* Task to carry out
Write every line out verbatim and omit the pictures.

***** Data extract

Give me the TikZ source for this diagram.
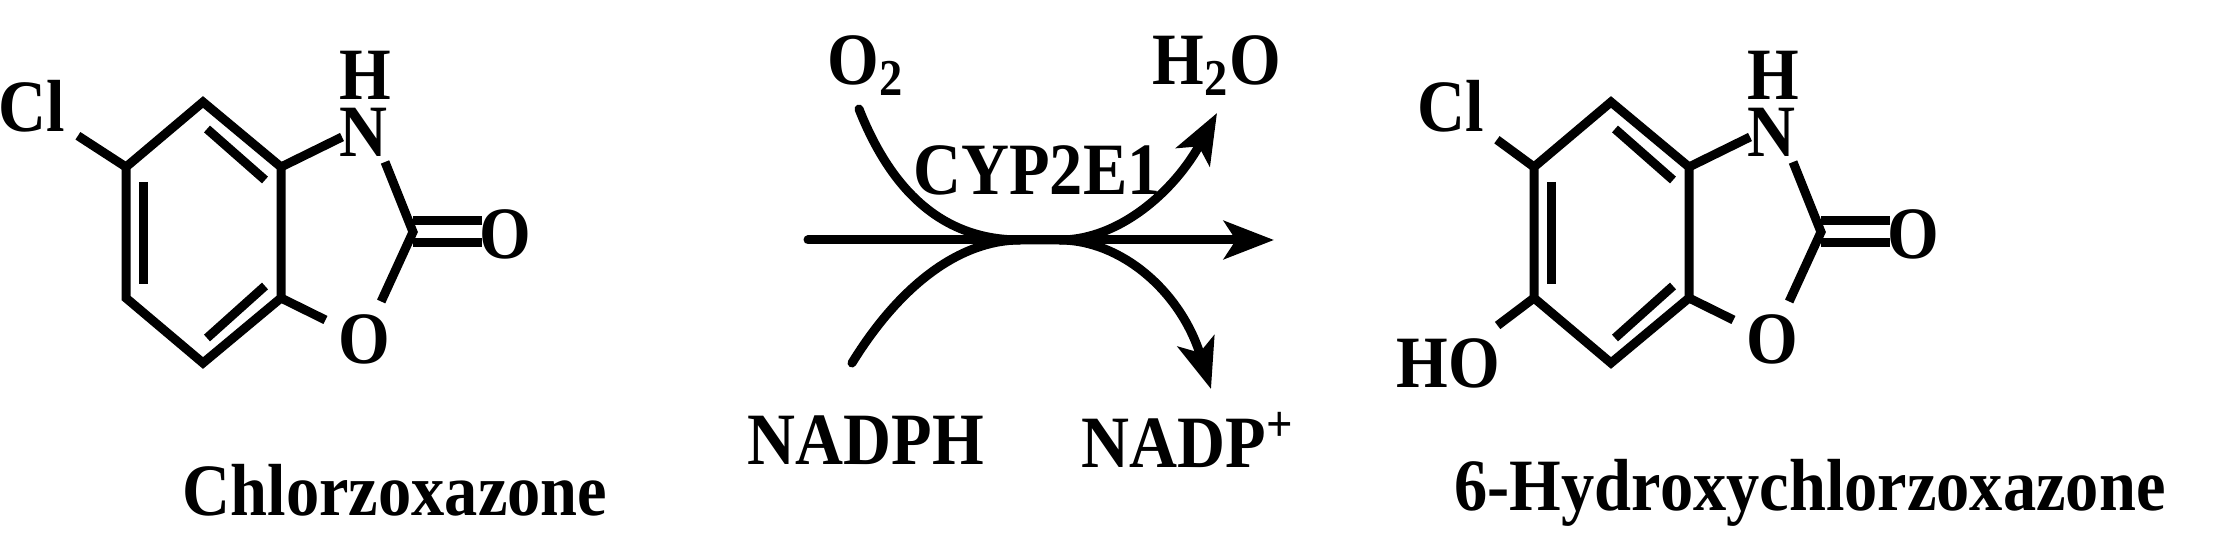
\documentclass[tikz,border=0pt]{standalone}
\usepackage{fontspec}
\setmainfont{Liberation Serif}
\usetikzlibrary{arrows.meta}
\newcommand{\cz}[1]{\scalebox{0.9}[1]{#1}}
\newcommand{\benzox}[2]{%
  \coordinate (#1t) at (#2+203,102);
  \coordinate (#1ul) at (#2+126,167);
  \coordinate (#1ll) at (#2+126,298);
  \coordinate (#1b) at (#2+203,363);
  \coordinate (#1lr) at (#2+281,298);
  \coordinate (#1ur) at (#2+281,167);
  \coordinate (#1c) at (#2+413,232);
  \node[atom, inner ysep=0.2mm] (#1N) at (#2+363,132) {\cz{N}};
  \node[lbl] (#1H) at (#2+365,75) {\cz{H}};
  \node[atom] (#1O) at (#2+364,339) {\cz{O}};
  \node[atom] (#1Ok) at (#2+505,234) {\cz{O}};
  \draw[bond] (#1t) -- (#1ul) -- (#1ll) -- (#1b) -- (#1lr) -- (#1ur) -- cycle;
  \draw[bond] (#2+143,182) -- (#2+143,284);
  \draw[bond] (#2+207,129) -- (#2+265,180);
  \draw[bond] (#2+265,286) -- (#2+207,338);
  \draw[bond] (#1ur) -- (#2+342,137);
  \draw[bond] (#2+385,162) -- (#1c) -- (#1O);
  \draw[bond] (#1lr) -- (#1O);
  \draw[bond] (#2+413,221) -- (#2+482,221);
  \draw[bond] (#2+413,243) -- (#2+482,243);
}
\begin{document}
\begin{tikzpicture}[x=0.1mm,y=-0.1mm,
  lbl/.style={font=\fontsize{21}{24}\selectfont\bfseries, inner sep=0pt},
  atom/.style={lbl, inner sep=1.2mm},
  bond/.style={line width=0.9mm, line join=miter, line cap=butt},
  rxn/.style={line width=0.9mm, line cap=round},
  tip/.style={-{Stealth[length=5mm,width=3.8mm,inset=1.2mm]}}]
\useasboundingbox (0,0) rectangle (2214,551);
% left molecule
\benzox{a}{0}
\node[atom] (aCl) at (32,106) {\cz{Cl}};
\draw[bond] (aul) -- (aCl);
\node[lbl] (aname) at (395,490) {\cz{Chlorzoxazone}};
% right molecule
\benzox{b}{1408}
\node[atom] (bCl) at (1451,106) {\cz{Cl}};
\node[atom] (bHO) at (1448,363) {\cz{HO}};
\draw[bond] (bul) -- (bCl);
\draw[bond] (bll) -- (bHO);
\node[lbl] (bname) at (1810,493) {\cz{6-Hydroxychlorzoxazone}};
% reaction
\coordinate (s) at (808,240);
\coordinate (e) at (1274,240);
\coordinate (m1) at (1020,240);
\coordinate (m2) at (1060,240);
\coordinate (o2s) at (859,109);
\coordinate (h2oe) at (1217,113);
\coordinate (nads) at (852,363);
\coordinate (nade) at (1211,389);
\node[lbl] (o2) at (866,66) {\cz{O\textsubscript{2}}};
\node[lbl] (h2o) at (1217,66) {\cz{H\textsubscript{2}O}};
\node[lbl] (cyp) at (1037,170) {\cz{CYP2E1}};
\node[lbl] (nadph) at (866,440) {\cz{NADPH}};
\node[lbl] (nadp) at (1188,440) {\cz{NADP\textsuperscript{+}}};
\draw[rxn,tip] (s) -- (e);
\draw[rxn] (o2s) .. controls (895,200) and (950,240) .. (m1) -- (m2);
\draw[rxn,tip] (m2) .. controls (1120,240) and (1175,190) .. (h2oe);
\draw[rxn] (nads) .. controls (900,285) and (960,240) .. (m1);
\draw[rxn,tip] (m2) .. controls (1120,240) and (1180,290) .. (nade);
\end{tikzpicture}
\end{document}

**********

* Answer to this exercise
Give me the TikZ source for this diagram.
\documentclass[tikz,border=0pt]{standalone}
\usepackage{fontspec}
\setmainfont{Liberation Serif}
\usetikzlibrary{arrows.meta}
\newcommand{\cz}[1]{\scalebox{0.9}[1]{#1}}
\newcommand{\benzox}[2]{%
  \coordinate (#1t) at (#2+203,102);
  \coordinate (#1ul) at (#2+126,167);
  \coordinate (#1ll) at (#2+126,298);
  \coordinate (#1b) at (#2+203,363);
  \coordinate (#1lr) at (#2+281,298);
  \coordinate (#1ur) at (#2+281,167);
  \coordinate (#1c) at (#2+413,232);
  \node[atom, inner ysep=0.2mm] (#1N) at (#2+363,132) {\cz{N}};
  \node[lbl] (#1H) at (#2+365,75) {\cz{H}};
  \node[atom] (#1O) at (#2+364,339) {\cz{O}};
  \node[atom] (#1Ok) at (#2+505,234) {\cz{O}};
  \draw[bond] (#1t) -- (#1ul) -- (#1ll) -- (#1b) -- (#1lr) -- (#1ur) -- cycle;
  \draw[bond] (#2+143,182) -- (#2+143,284);
  \draw[bond] (#2+207,129) -- (#2+265,180);
  \draw[bond] (#2+265,286) -- (#2+207,338);
  \draw[bond] (#1ur) -- (#2+342,137);
  \draw[bond] (#2+385,162) -- (#1c) -- (#1O);
  \draw[bond] (#1lr) -- (#1O);
  \draw[bond] (#2+413,221) -- (#2+482,221);
  \draw[bond] (#2+413,243) -- (#2+482,243);
}
\begin{document}
\begin{tikzpicture}[x=0.1mm,y=-0.1mm,
  lbl/.style={font=\fontsize{21}{24}\selectfont\bfseries, inner sep=0pt},
  atom/.style={lbl, inner sep=1.2mm},
  bond/.style={line width=0.9mm, line join=miter, line cap=butt},
  rxn/.style={line width=0.9mm, line cap=round},
  tip/.style={-{Stealth[length=5mm,width=3.8mm,inset=1.2mm]}}]
\useasboundingbox (0,0) rectangle (2214,551);
% left molecule
\benzox{a}{0}
\node[atom] (aCl) at (32,106) {\cz{Cl}};
\draw[bond] (aul) -- (aCl);
\node[lbl] (aname) at (395,490) {\cz{Chlorzoxazone}};
% right molecule
\benzox{b}{1408}
\node[atom] (bCl) at (1451,106) {\cz{Cl}};
\node[atom] (bHO) at (1448,363) {\cz{HO}};
\draw[bond] (bul) -- (bCl);
\draw[bond] (bll) -- (bHO);
\node[lbl] (bname) at (1810,493) {\cz{6-Hydroxychlorzoxazone}};
% reaction
\coordinate (s) at (808,240);
\coordinate (e) at (1274,240);
\coordinate (m1) at (1020,240);
\coordinate (m2) at (1060,240);
\coordinate (o2s) at (859,109);
\coordinate (h2oe) at (1217,113);
\coordinate (nads) at (852,363);
\coordinate (nade) at (1211,389);
\node[lbl] (o2) at (866,66) {\cz{O\textsubscript{2}}};
\node[lbl] (h2o) at (1217,66) {\cz{H\textsubscript{2}O}};
\node[lbl] (cyp) at (1037,170) {\cz{CYP2E1}};
\node[lbl] (nadph) at (866,440) {\cz{NADPH}};
\node[lbl] (nadp) at (1188,440) {\cz{NADP\textsuperscript{+}}};
\draw[rxn,tip] (s) -- (e);
\draw[rxn] (o2s) .. controls (895,200) and (950,240) .. (m1) -- (m2);
\draw[rxn,tip] (m2) .. controls (1120,240) and (1175,190) .. (h2oe);
\draw[rxn] (nads) .. controls (900,285) and (960,240) .. (m1);
\draw[rxn,tip] (m2) .. controls (1120,240) and (1180,290) .. (nade);
\end{tikzpicture}
\end{document}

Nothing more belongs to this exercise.